My boys are 14 and 12 now. We have restrictions similar to the ones you describe. I too worried that when they became teens we would have a lot of “eye rolls” and battles. But you know what? That hasn’t happened. They are used to the restrictions and know that they are in place for their safety and well-being. They even evangelize to their neighborhood friends about what is or isn’t “appropriate.”
It can be very tiring to fight this battle for years…I have a 12 year old girl (my eldest) and she doesn’t have a smartphone, ipad, ipod, computer or any of her own technology…she is only allowed to use the home computer with internet (in our lounge where we can see what she’s doing) to help with homework…she thinks she’s been mistreated as she is the only one in her school basically without a smartphone (kids here have one since around the age of 9?). So for how long we are willing to keep this battle? I don’t know, but I guess as you say when we see that she is capable of making decent choices…

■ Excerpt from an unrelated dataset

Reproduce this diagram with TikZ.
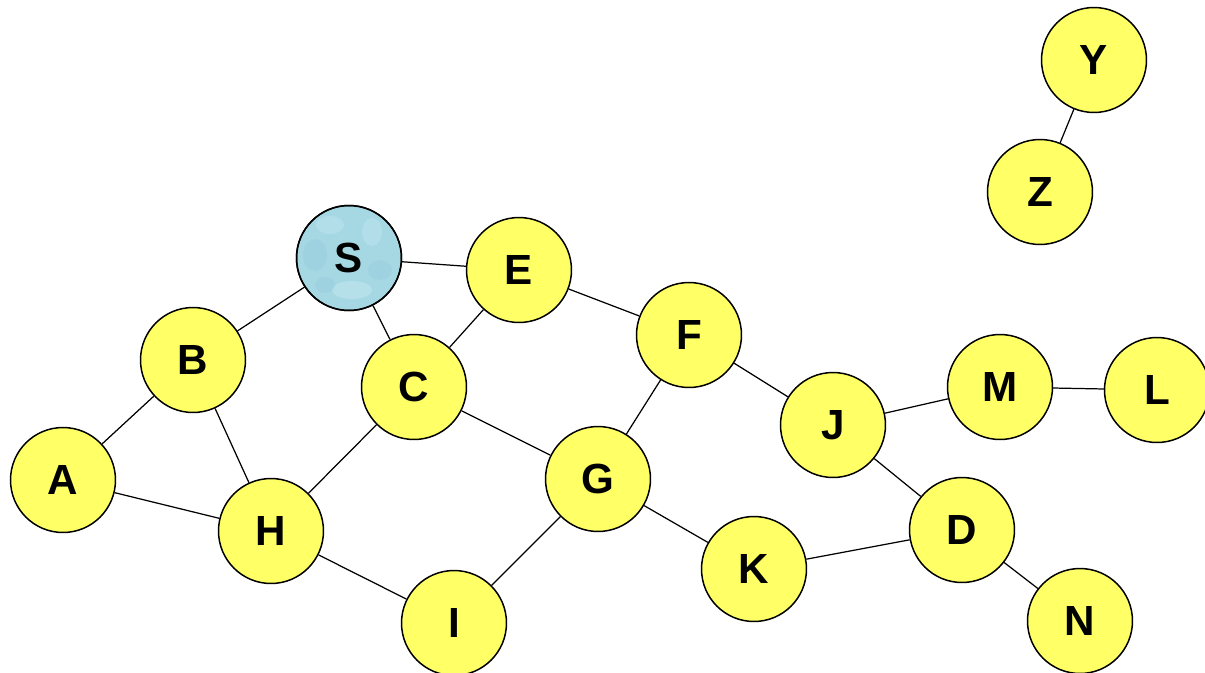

Love this article. We have 5 boys, 2 girls. Our oldest (boy) is 16 now. His computer is in our kitchen and we have K-9 protection on it. He has no cell phone – note that we homeschool. Once he starts driving, he’ll be getting a flip phone. TV is strictly monitored. We have no tablets, smart phones, video games, etc. We do not go to public swimming pools. My husband talks to them all the time about the dangers of our over-sexualized culture, the dangers of the media, averting their eyes, etc. He teaches the older boys about sex but the proper way – they aren’t learning from inappropriate sources. Sometimes, I think we are a little overboard but we were both a bit wild in our youth and exposed to a LOT prior to our “reversions”. This is not an easy world to raise children in. Way to go for being the “mean” mom and protecting your kids.